September 21 2014 Latest news:
Thursday, July 19, 2012
Drivers could have to pay to use a 20-mile section of new road in Cambridgeshire that will form part of a major investment in highways in eastern England announced by the Government.
The A14 corridor scheme in Cambridgeshire has been added to the Department for Transport’s major projects programme and work could start by 2018.
The department said funding for the improvements could be generated in part through tolling a length of the enhanced A14, featuring 20 miles of new or widened road.
But it added that more work would be done “to determine the best tolling solution, including what length the tolled section should be, how users would pay and what the tariff should be”.
The project includes the widening of the Cambridge Northern bypass between Milton and Girton and enhancement of the Girton interchange.
It also includes the provision of high-standard roads for local traffic use running in parallel to an enhanced A14 carriageway between Girton and the area near the current Trinity Foot A14 junction.
It will also see the construction of a bypass to the south of Huntingdon between the area near Trinity Foot and the A1, at both ends tying in with the existing A14.
Transport Secretary Justine Greening said: “The A14 is a crucial strategic route for the east of England, vital not only for international road traffic using the port of Felixstowe but everyone who relies on it daily.”
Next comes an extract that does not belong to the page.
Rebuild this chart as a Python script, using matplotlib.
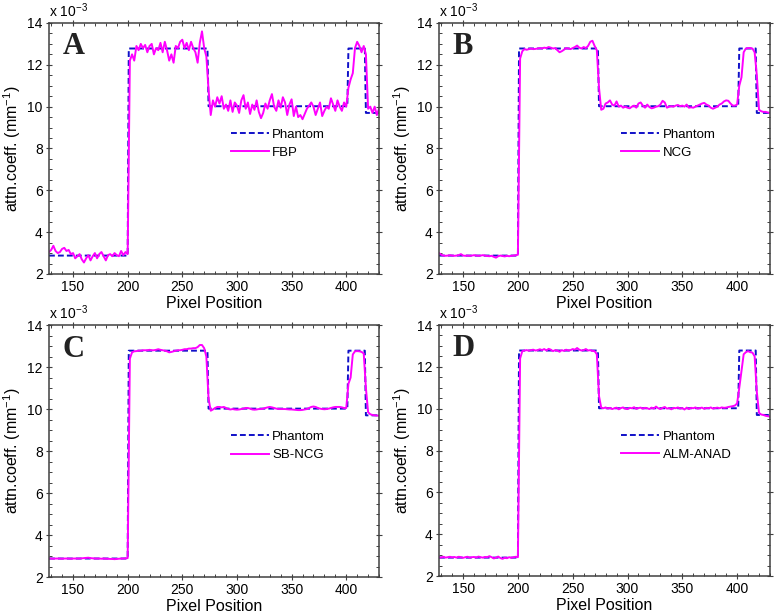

The Government also announced a package of desirable rail investment that will include major improvements at Ely, Peterborough and Leicester, and which will enable more freight to be carried by rail between Felixstowe and Nuneaton. Ms Greening has allocated £200 million to the Strategic Freight Network to fund network enhancements of this kind at the request of the rail freight industry.
A Department for Transport spokesman said: “Our proposals for the A14 corridor are the result of detailed discussions with local authorities and business interests and are aimed at delivering dramatic long-term capacity enhancements while ensuring good quality un-tolled options for local journeys.
“It is only because these plans would transform the existing A14 literally beyond all recognition into a high-capacity corridor, with around 20 miles of new or widened road, that tolling is being considered. Tolls are likely to provide only a minority of the funding that would be necessary, with the majority coming from central Government and local partners.”